Black History Month: Herberta Smith

Monday, February 17th, 2020

As this is posting, I have the privilege and pleasure of reading, typing, and editing Herberta Smith’s memoir, SEND ME!, about her six plus years in Uganda as a medical missionary when she was in her sixties. With her permission, I am posting the Preface of her book and will let you know when the book is finished and on Amazon.

Her stories are wonderful and her enthusiasm not “to take these stories to her grave,” as she announced when I met her at a Meet & Greet the authors in October of last year, gives her the drive to write and publish in her 86th year. What better way to celebrate Black History Month than to find and feature someone I know whose stories represent a wonderful volunteer effort in Uganda to help people in need of medical care?

 

Herberta Smith (nickname Bert)

“Bert” is holding the notebook with her book draft with a map of Africa on the cover that I found on the Internet.

 

God uses ordinary people to create miracles and do extraordinary things.

The year was 1999. I was completing my final assignment, a total of six and one half years between the years 1989 and 2000. We held a clinic in the living room and veranda of a gracious family.

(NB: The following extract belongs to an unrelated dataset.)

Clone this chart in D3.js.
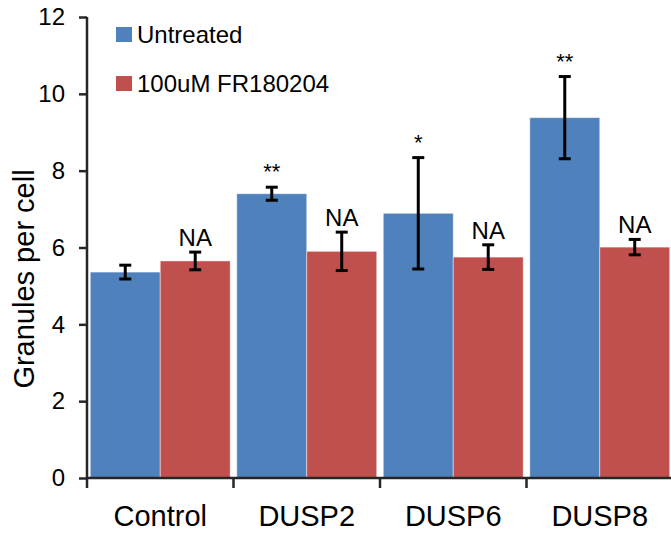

They knew the villagers were suffering and responded with a “yes” when the village chief asked is we could use their home as a facility. After the clinic ended, I was standing on the front lawn, waiting for the call for lunch.

I looked up at the clear, blue sky and spoke to my Heavenly Father, asking why I had worked all alone these many years. Without hesitation, the Holy Spirit spoke to me:

“I want you to go home and write about your experiences, and to encourage others to come into the interior of developing countries.”

We had medical ships coming periodically to the coastal areas of some African countries, providing much-needed surgery and medical care. Unfortunately, residents in the interior cannot walk the 10 to 20 miles to reach a ship in the harbor. At times, when these villages make the difficult journey of two to three days to the ship, the overcrowding forces these villagers away, because the medical professionals are unable to see everyone needing care. One way to stop this heartbreaking experience is to develop programs with teams of doctors and nurses coming to the bush country and villages to administer to the ill.

Again, the holy spirit said to me, “Christ has commanded us to love our neighbors as ourselves. Write and tell the world what you have seen and done. I will provide for anyone that follows you.”

I thought, we can put up military type hospitals and barracks to house the medical team. Sounds like fun! Like Martin Luthier King, I, too, have a dream that one day, every child worldwide will be able to drink clean, safe water and they and their families will have adequate health care in their communities, provided by trained expatriates, including nurses like myself.

I hope this book of true stories will inspire you, the reader, to embrace my dream and make a difference in the health of the lives of those in need, especially those who live in the interior of Africa.